1. 15
    1. 6

      Interestingly, the reason that bounds checks in Rust are slow is the same reason that they’re slow in C++: that the bounds error must be reported precisely. This means that the compiler cannot hoist bounds checks out of loops (insert a simple ‘is the maximum value in this loop out of bounds?’ check). It could hoist the check and generate two versions of the code, one that checks bounds on every loop iteration and one that doesn’t. I had a student do this in Julia a few years ago and it got a 4-8x speed up on a lot of kernels but almost doubled code size. This didn’t matter in Julia, where the code is generally smallish compute kernels, but it would suck for C++ or Rust.

      Some of the work on safer C++ recently has adopted a different model: a bounds error (which is UB in C++ if you’re not using an explicitly bounds-checked interface) may fast fail (no exception, no handling possible) at any point after it becomes dynamically reachable. This means that you can hoist bounds checks out of loops and just branch to a trap instruction with a predicted-not-taken branch on failure, which is almost free. It does make code much harder to debug though, because inlining and code reordering can result in the trap happening long before the thing that is actually a problem.

      1. 2

        a bounds error may fast fail at any point after it becomes dynamically reachable

        This reminds me of “imprecise exceptions” in Haskell. This is a thing in GHC where pure expressions that could throw more than one exception may throw any of them arbitrarily. e.g. (error "a") + (error "b") may throw either.
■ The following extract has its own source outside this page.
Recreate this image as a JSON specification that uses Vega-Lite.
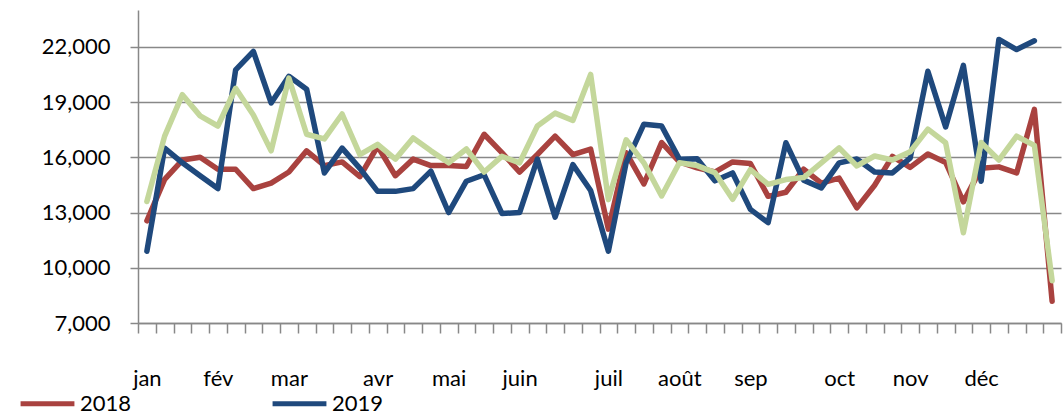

But throwIO is precise.

        I think this is mainly there to avoid having to make very specific guarantees about evaluation order, but my vague memory of skimming old presentations says maybe it also speeds things up a bit.

        1. 1

          I think this is mainly there to avoid having to make very specific guarantees about evaluation order, but my vague memory of skimming old presentations says maybe it also speeds things up a bit.

          These are probably related: making guarantees about execution order limits the optimisations that GHC can do and so will cause slowdown in at least some cases.

          Floating point units also often have (had?) imprecise exception modes so the FPU and CPU could retire instructions independently and the FPU could run fast and just notify the CPU that a floating point exception had occurred on some prior floating point instruction, without forcing the CPU to wait.

      2. 1

        It could hoist the check and generate two versions of the code, one that checks bounds on every loop iteration and one that doesn’t.

        You’re right that I wouldn’t necessarily want that for production code, but sounds pretty handy for debug builds…